By Minna Sugimoto - bio | email

WAHIAWA (HawaiiNewsNow) - Those who enjoy boating and fishing at Lake Wilson in Wahiawa say they're extremely concerned about the drastic drop in the water level there. Many say they have never seen the water level so low.

Stan Wright shares tale after tale while at the wheel of his fishing boat. For him, Lake Wilson is a treasure.

"The fishing, it's world class," he said. "I'll put this lake up against any lake on the mainland."

But the scenery has changed. Tree roots that were underwater are now exposed. The tires, shopping carts and trash that were dumped in the lake are no longer hidden.

The water marks on the support columns for a bridge suggest the lake level has dropped as much as 20 feet.

"Two, three weeks, ever since the last big rains we had, the water's just been dropping and dropping," Wright said. "Now it's to a point where probably in a day or so, we won't be able to use the boat ramp."

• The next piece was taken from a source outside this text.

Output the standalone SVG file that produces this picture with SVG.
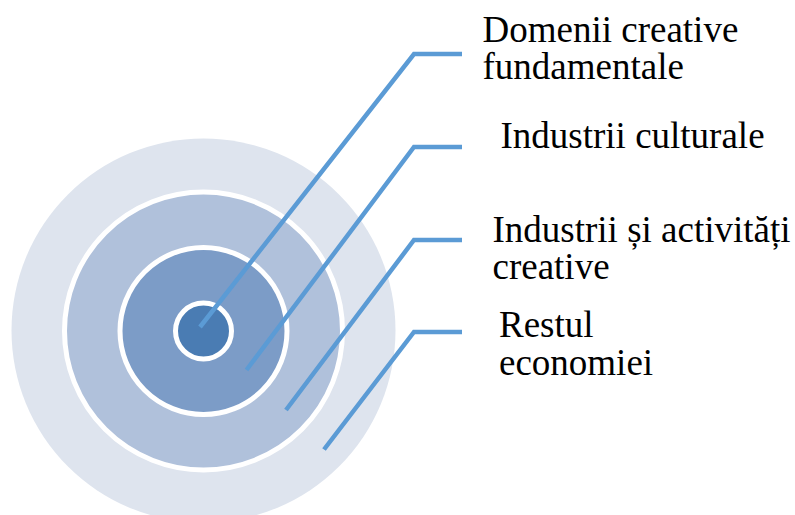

The state Department of Land and Natural Resources, which manages recreational fisheries and oversees dam safety, says a valve that is used to control the water level during heavy rains is stuck in the open position. Dole Foods leases the reservoir and is working to fix the problem.

"They had indicated to us that they should have the repair done in a couple of days," William Aila, DLNR director nominee, said. "Of course, this was the conversation starting on Friday."

In the meantime, fishermen are worried about whether the bass, catfish and blue gills in Lake Wilson can survive.

"It's concentrating all the fish," Wright said. "That's a good thing. But if it keeps going down, down, down, we're worried. Is it going to get too concentrated? Is there not going to be enough oxygen in the water to maintain the fish?"

DLNR officials say they are monitoring the oxygen level, and have a plan if it gets too low.

"Putting some temporary pumps," Aila said. "Just drawing water and then putting it back in and that action producing oxygen."

That comes as good news to Wright and other fishing enthusiasts.

"A lot of families spend some real good quality time at Lake Wilson," Aila said. "So, of course, we're very interested in maintaining those opportunities for our families."